特集II:安全・安心で責任あるサイバー市民社会の実現を目指して

3 サイバーテロに関する情勢

高度情報通信ネットワークが発達した現代社会では、重要インフラの基幹システムに対してサイバー攻撃が実行された場合、国民生活や社会経済活動に甚大な支障が生じるおそれがある。サイバー攻撃は、コンピュータとネットワークへのアクセスが確保できれば、時と場所を選ばず実行が可能であるという特徴がある。こうした中、以下のような事例が発生しており、サイバーテロの脅威はますます現実のものとなっている。

図―24 サイバーテロと重要インフラ

事例〔1〕

平成22年9月、中国のハッカー集団である「中国红客联盟(こうきゃくれんめい)」と称する者が、尖閣諸島の中国領有権を主張する民間団体のウェブサイト上で、我が国の政府機関等に対してサイバー攻撃を行うよう呼び掛け、警察庁のウェブサイトに対してこれに関連したとみられるアクセスが集中し、閲覧困難な状態となった。

事例〔2〕

22年9月、イラン国営通信等は、同国の原子力発電所等のコンピュータ約3万台が、電力、ガス等の産業用システムを標的とする「スタックスネット」と呼ばれるコンピュータ・ウイルスに感染した旨報じた。我が国では、産業用システムにおける被害は確認されていないが、複数のコンピュータが感染したとみられる。

事例〔3〕

21年から22年にかけ、鉄道事業者等のウェブサイトが改ざんされ、ウェブサイト利用者のコンピュータがガンブラー・ウイルスに感染する事案が発生した。

コラム〔2〕 サイバーインテリジェンスの脅威

政府機関や民間企業において、情報を電子データとして保存することが一般的となっているところ、近年、これらの機関等に対する標的型メール攻撃が発生しており、サイバー空間における諜報活動であるサイバーインテリジェンスの脅威も現実のものとなっている。
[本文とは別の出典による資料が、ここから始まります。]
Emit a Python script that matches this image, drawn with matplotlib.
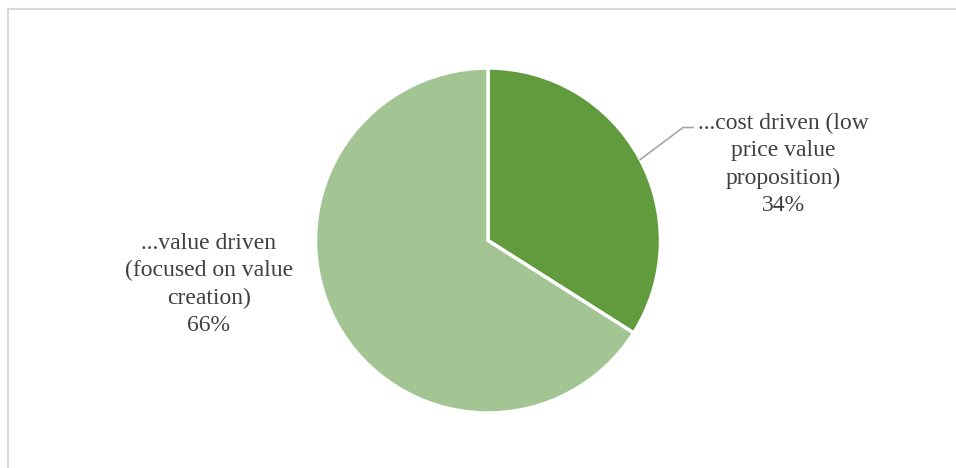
import matplotlib.pyplot as plt
import numpy as np

labels = ["...cost driven (low\nprice value\nproposition)", "...value driven\n(focused on value\ncreation)"]
shares = [34, 66]
colors = ["#629B3D", "#A3C593"]

plt.rcParams["font.family"] = ["Liberation Serif", "DejaVu Serif"]

W, H = 956, 468
fig = plt.figure(figsize=(W / 100, H / 100), dpi=100)
ax = fig.add_axes([0, 0, 1, 1])

cx, cy, r = 488, H - 240.5, 172.5
ax.pie(shares, colors=colors, startangle=90, counterclock=False, center=(cx, cy),
       radius=r, frame=True, wedgeprops=dict(edgecolor="white", linewidth=2.5))
ax.set_xlim(0, W)
ax.set_ylim(0, H)
ax.set_aspect("equal")
ax.axis("off")

# chart frame (top and left edges visible)
ax.plot([8.5, 8.5, W], [0, H - 8.5, H - 8.5], color="#D9D9D9", lw=1.5, solid_capstyle="butt")

txt = dict(ha="center", va="center", fontsize=17, color="#404040", linespacing=1.39)
ax.text(783, H - 164.5, f"{labels[0]}\n{shares[0]}%", **txt)
ax.text(209, H - 284.5, f"{labels[1]}\n{shares[1]}%", **txt)

# leader line for the small slice
ang = np.deg2rad(28)
x0, y0 = cx + r * np.cos(ang), cy + r * np.sin(ang)
ax.plot([x0, 683, 693], [y0, H - 127.5, H - 127.5], color="#A6A6A6", lw=1.2)

fig.savefig("out.png", dpi=100)
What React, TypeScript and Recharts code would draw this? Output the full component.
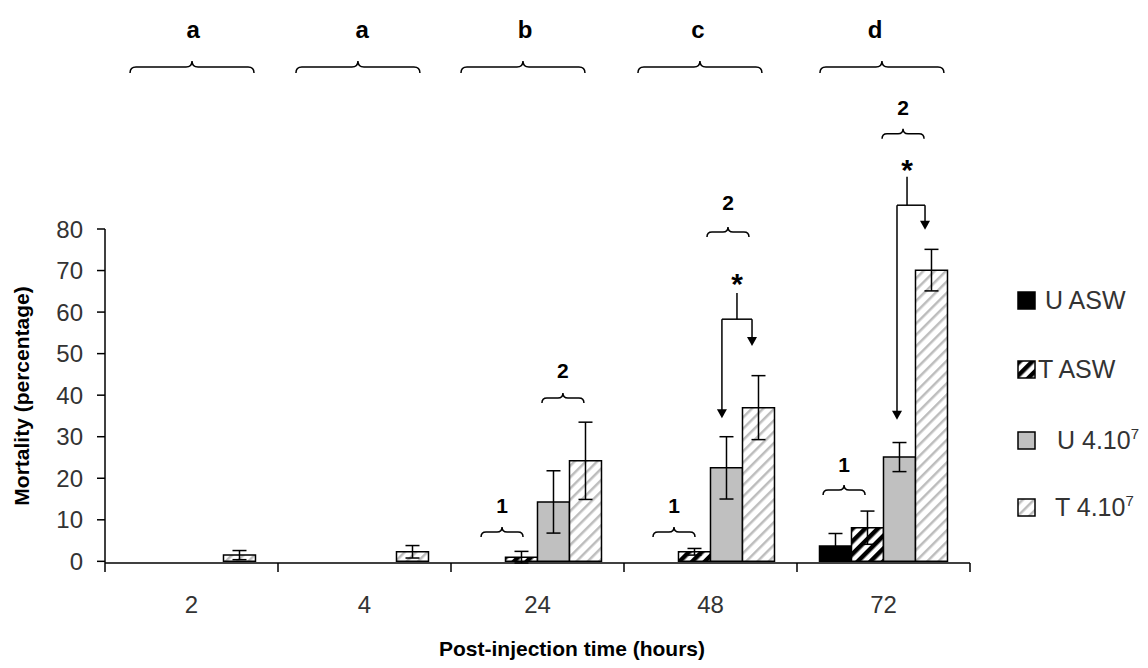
import React from 'react';
import { BarChart, Bar, XAxis, YAxis, ErrorBar, Customized } from 'recharts';

// ---------- data ----------
const categories = ['2', '4', '24', '48', '72'];
const uAswValues = [0, 0, 0, 0, 3.7];
const uAswErrors = [0, 0, 0, 0, 3.0];
const tAswValues = [0, 0, 1.0, 2.3, 8.1];
const tAswErrors = [0, 0, 1.4, 0.8, 4.0];
const u4Values = [0, 0, 14.3, 22.5, 25.1];
const u4Errors = [0, 0, 7.5, 7.5, 3.5];
const t4Values = [1.5, 2.3, 24.2, 37.0, 70.1];
const t4Errors = [1.1, 1.5, 9.3, 7.7, 5.0];
const yTicks = [0, 10, 20, 30, 40, 50, 60, 70, 80];
const groupLetters = ['a', 'a', 'b', 'c', 'd'];
const groupLetterX = [0.509, 1.486, 2.428, 3.428, 4.451];
const groupBraceX = [0.503, 1.462, 2.416, 3.439, 4.491];
// small bracket annotations: label, x (category units), label baseline value, brace value
const pairLabels = ['1', '2', '1', '2', '1', '2'];
const pairX = [2.295, 2.647, 3.289, 3.601, 4.272, 4.613];
const pairLabelY = [12.0, 44.3, 12.0, 84.6, 21.8, 107.3];
const pairBraceY = [7.4, 39.5, 7.4, 79.3, 17.5, 102.8];
// significance arrows
const starX = [3.653, 4.636];
const starBaseY = [64.4, 91.7];
const stemTopY = [64.7, 92.5];
const junctionY = [58.4, 85.7];
const leftArrowX = [3.566, 4.578];
const leftTipY = [34.7, 34.3];
const rightArrowX = [3.740, 4.740];
const rightTipY = [52.0, 79.8];

const seriesNames = ['U ASW', 'T ASW', 'U 4.10', 'T 4.10'];

const data = categories.map((c, i) => ({
  cat: c,
  uAsw: uAswValues[i],
  uAswErr: uAswErrors[i],
  tAsw: tAswValues[i],
  tAswErr: tAswErrors[i],
  u4: u4Values[i],
  u4Err: u4Errors[i],
  t4: t4Values[i],
  t4Err: t4Errors[i],
}));

// ---------- layout ----------
const W = 1132;
const H = 652;
const PLOT_L = 97;
const PLOT_R = 962;
const PLOT_T = 221;
const PLOT_B = 555;
const Y_MAX = 80;
const X_AXIS_H = 40;
const FONT = '"Liberation Sans", Arial, sans-serif';

const xPos = (u: number) => PLOT_L + (u * (PLOT_R - PLOT_L)) / categories.length;
const yPos = (v: number) => PLOT_B - (v * (PLOT_B - PLOT_T)) / Y_MAX;

const bracePath = (cx: number, y: number, hw: number, c: number) =>
  `M ${cx - hw} ${y + c} Q ${cx - hw} ${y} ${cx - hw + c} ${y} L ${cx - c} ${y} Q ${cx} ${y} ${cx} ${y - c} ` +
  `Q ${cx} ${y} ${cx + c} ${y} L ${cx + hw - c} ${y} Q ${cx + hw} ${y} ${cx + hw} ${y + c}`;

const arrowHead = (x: number, tipY: number) =>
  `${x - 5},${tipY - 9} ${x + 5},${tipY - 9} ${x},${tipY}`;

const Annotations = () => {
  const bw = (PLOT_R - PLOT_L) / categories.length;
  return (
    <g>
      {/* category boundary ticks */}
      {categories.concat(['']).map((_, i) => (
        <line key={`bt${i}`} x1={PLOT_L + i * bw} x2={PLOT_L + i * bw} y1={PLOT_B} y2={PLOT_B + 9} stroke="#000" strokeWidth={1.5} />
      ))}
      {/* group letters and braces */}
      {groupLetters.map((l, i) => (
        <g key={`g${i}`}>
          <text x={xPos(groupLetterX[i])} y={yPos(125.7)} textAnchor="middle" fontSize={24} fontWeight="bold" fontFamily={FONT} fill="#000">{l}</text>
          <path d={bracePath(xPos(groupBraceX[i]), yPos(118.8), 62, 6)} fill="none" stroke="#000" strokeWidth={1.5} />
        </g>
      ))}
      {/* pair labels */}
      {pairLabels.map((l, i) => (
        <g key={`p${i}`}>
          <text x={xPos(pairX[i])} y={yPos(pairLabelY[i])} textAnchor="middle" fontSize={21} fontWeight="bold" fontFamily={FONT} fill="#000">{l}</text>
          <path d={bracePath(xPos(pairX[i]), yPos(pairBraceY[i]), 21, 5)} fill="none" stroke="#000" strokeWidth={1.5} />
        </g>
      ))}
      {/* significance arrows */}
      {starX.map((sx, i) => (
        <g key={`s${i}`}>
          <text x={xPos(sx)} y={yPos(starBaseY[i])} textAnchor="middle" fontSize={30} fontWeight="bold" fontFamily={FONT} fill="#000">*</text>
          <line x1={xPos(sx)} x2={xPos(sx)} y1={yPos(stemTopY[i])} y2={yPos(junctionY[i])} stroke="#000" strokeWidth={1.5} />
          <line x1={xPos(leftArrowX[i])} x2={xPos(rightArrowX[i])} y1={yPos(junctionY[i])} y2={yPos(junctionY[i])} stroke="#000" strokeWidth={1.5} />
          <line x1={xPos(leftArrowX[i])} x2={xPos(leftArrowX[i])} y1={yPos(junctionY[i])} y2={yPos(leftTipY[i]) - 8} stroke="#000" strokeWidth={1.5} />
          <line x1={xPos(rightArrowX[i])} x2={xPos(rightArrowX[i])} y1={yPos(junctionY[i])} y2={yPos(rightTipY[i]) - 8} stroke="#000" strokeWidth={1.5} />
          <polygon points={arrowHead(xPos(leftArrowX[i]), yPos(leftTipY[i]))} fill="#000" />
          <polygon points={arrowHead(xPos(rightArrowX[i]), yPos(rightTipY[i]))} fill="#000" />
        </g>
      ))}
      {/* axis titles */}
      <text x={21} y={(PLOT_T + PLOT_B) / 2} transform={`rotate(-90, 21, ${(PLOT_T + PLOT_B) / 2})`} textAnchor="middle" fontSize={21} fontWeight="bold" fontFamily={FONT} fill="#000">Mortality (percentage)</text>
      <text x={564} y={648} textAnchor="middle" fontSize={21} fontWeight="bold" fontFamily={FONT} fill="#000">Post-injection time (hours)</text>
      {/* legend */}
      {seriesNames.map((n, i) => {
        const cy = [292, 361, 432, 499][i];
        const tx = [1037, 1030, 1049, 1047][i];
        const fills = ['#000', 'url(#hatchBold)', '#c0c0c0', 'url(#hatchLight)'];
        return (
          <g key={`l${i}`}>
            <rect x={1010} y={cy - 8} width={17} height={17} fill={fills[i]} stroke="#000" strokeWidth={1.5} />
            <text x={tx} y={cy + 9} fontSize={25} fontFamily={FONT} fill="#333">
              {n}
              {i >= 2 ? <tspan dy={-10} fontSize={15}>7</tspan> : null}
            </text>
          </g>
        );
      })}
    </g>
  );
};

export default function App() {
  return (
    <div style={{ width: W, height: H, fontFamily: FONT, background: '#fff' }}>
      <svg width={0} height={0} style={{ position: 'absolute' }}>
        <defs>
          <pattern id="hatchBold" patternUnits="userSpaceOnUse" width="9" height="9" patternTransform="rotate(45)">
            <rect width="9" height="9" fill="#fff" />
            <rect x="0" y="0" width="4.5" height="9" fill="#000" />
          </pattern>
          <pattern id="hatchLight" patternUnits="userSpaceOnUse" width="8" height="8" patternTransform="rotate(45)">
            <rect width="8" height="8" fill="#fff" />
            <rect x="0" y="0" width="2.5" height="8" fill="#bdbdbd" />
          </pattern>
        </defs>
      </svg>
      <BarChart
        width={W}
        height={H}
        data={data}
        margin={{ top: PLOT_T, right: W - PLOT_R, bottom: H - PLOT_B - X_AXIS_H, left: 0 }}
        barCategoryGap="13%"
        barGap={0}
      >
        <XAxis
          dataKey="cat"
          height={X_AXIS_H}
          interval={0}
          axisLine={{ stroke: '#000', strokeWidth: 1.5 }}
          tickLine={false}
          tickSize={6}
          tickMargin={27}
          tick={{ fontSize: 24, fill: '#333', fontFamily: FONT }}
        />
        <YAxis
          width={PLOT_L}
          domain={[0, Y_MAX]}
          ticks={yTicks}
          interval={0}
          axisLine={{ stroke: '#000', strokeWidth: 1.5 }}
          tickLine={{ stroke: '#000', strokeWidth: 1.5 }}
          tickSize={8}
          tickMargin={14}
          tick={{ fontSize: 24, fill: '#333', fontFamily: FONT }}
        />
        <Bar dataKey="uAsw" fill="#000" stroke="#000" strokeWidth={1.5} isAnimationActive={false}>
          <ErrorBar dataKey="uAswErr" width={7} stroke="#000" strokeWidth={1.5} />
        </Bar>
        <Bar dataKey="tAsw" fill="url(#hatchBold)" stroke="#000" strokeWidth={1.5} isAnimationActive={false}>
          <ErrorBar dataKey="tAswErr" width={7} stroke="#000" strokeWidth={1.5} />
        </Bar>
        <Bar dataKey="u4" fill="#c0c0c0" stroke="#000" strokeWidth={1.5} isAnimationActive={false}>
          <ErrorBar dataKey="u4Err" width={7} stroke="#000" strokeWidth={1.5} />
        </Bar>
        <Bar dataKey="t4" fill="url(#hatchLight)" stroke="#000" strokeWidth={1.5} isAnimationActive={false}>
          <ErrorBar dataKey="t4Err" width={7} stroke="#000" strokeWidth={1.5} />
        </Bar>
        <Customized component={Annotations} />
      </BarChart>
    </div>
  );
}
サイバーインテリジェンスにより機密情報が窃取されると、我が国の治安、外交や安全保障に重大な影響が生じるおそれがある。また、重要インフラの基幹システムの設計やぜい弱性に関する情報が窃取された場合、それらを悪用して、サイバーテロが実行されるおそれもある。警察では、こうした活動の実態解明に努めるとともに、違法行為に対しては厳正な取締りを行うこととしている。